More Individuals Going Bust in England: How can I reduce personal debt?February 9, 2017
New statistics published by the Insolvency Service showed that more individuals are going bust across in England. Over 90,000 people declared bankruptcy last year, an increase of 13%.
The number of personal insolvencies in Scotland and the annual change are below.
This personal insolvency landscape in Scottish has been steadily improving since the Financial Crisis. Recently, we have enjoyed four consecutive years of sustained improvement in the number of people entering personal insolvency.
The 2015-16 financial year saw the fewest number of insolvencies for a decade with just 8,413 people going bust.

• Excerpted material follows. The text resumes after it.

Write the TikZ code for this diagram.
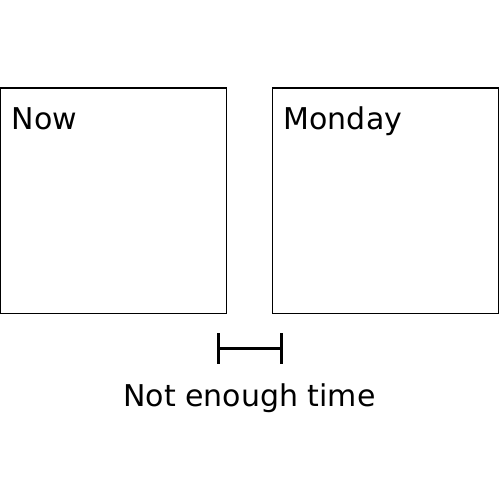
\documentclass[tikz,border=0pt]{standalone}
\usepackage{fontspec}
\setmainfont{DejaVu Sans}
\begin{document}
\begin{tikzpicture}[x=1bp,y=-1bp,
  panel/.style={draw=black,line width=1.5bp,minimum width=226bp,minimum height=225.7bp,inner sep=0pt,outer sep=0pt},
  lbl/.style={font=\fontsize{30bp}{35bp}\selectfont,inner sep=0pt,anchor=base west},
  brk/.style={line width=3bp}]
\useasboundingbox (0,0) rectangle (500,500);
\node[panel,anchor=north west] (now) at (0.7,88) {};
\node[panel,anchor=north west] (mon) at (272.3,88) {};
\node[lbl] (nowt) at (11.5,129.5) {Now};
\node[lbl] (mont) at (283.5,129.5) {Monday};
\coordinate (a1) at (218.2,333.3);
\coordinate (a2) at (218.2,363.7);
\coordinate (b1) at (281.8,333.3);
\coordinate (b2) at (281.8,363.7);
\coordinate (am) at (218.2,348.5);
\coordinate (bm) at (281.8,348.5);
\draw[brk] (a1) -- (a2);
\draw[brk] (b1) -- (b2);
\draw[brk] (am) -- (bm);
\node[lbl,anchor=base] (gap) at (249.5,406) {Not enough time};
\end{tikzpicture}
\end{document}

Rising household debt and personal insolvency
The new Insolvency Service figures come hot on the heels of news that household debt has reached its highest level since the Financial Crisis with the British public loading up credit cards and taking out large personal loans.
Increasing household debt and historically low interest rates have led Bank of England bosses to issue a warning to the public over borrowing habits, advising we remain vigilant of taking on more than we can handle.
The worry goes that individuals, fuelled by cheap borrowing rates, will take on too much debt. If interest rates increase from their historic low, what is affordable now could become seriously unaffordable overnight.
Some financial commentators are claiming that this is already happening, suggesting that this year marks the turning point and predicting that personal insolvencies will continue to rise throughout 2017.
Ultimately, whether the increase is a long-term trend or temporary blip remains to be seen. In the meantime, however, we will be there to support individuals who are struggling with debt right now.
How can I reduce personal debt?
If you are struggling with debt, don’t let stories like this scare you. There are a number of ways to get your finances back on track.
In the sections below, we’ll discuss a number of options open to you when you find yourself struggling with debt.
Slow and Steady Reduction
Analyse your monthly income and expenditure, removing any extra luxuries you could cut. Anything you have left over and above your necessary expenses is your disposable monthly income. Use this money to pay off your debts.
However, sometimes your disposable income isn’t enough and you will be unable to make steady and significant payments towards your debts. If that’s the case, you may need to consider another option.
A trust deed is a voluntary, yet legally binding agreement between you and your unsecured creditors. The agreement says you will make affordable monthly payments towards your debt over a set period. At the end of that period, any remaining debt is cleared as long as you have complied with the terms of the agreement.
Debt Arrangement Scheme
A debt arrangement scheme is a statutory scheme run by the Scottish Government to help debtors to pay their debts by giving them more time to pay without hassle or threat of court action from their creditors. A debt arrangement scheme will usually freeze interest, fees and charges on your debts from the date the application is made.
Sequestration (often called bankruptcy) is the second form of personal insolvency in Scotland. In return for agreeing to pay a monthly contribution from your income for a set period of time and pay in or realise the value in your assets, your creditors will agree to write off your debts.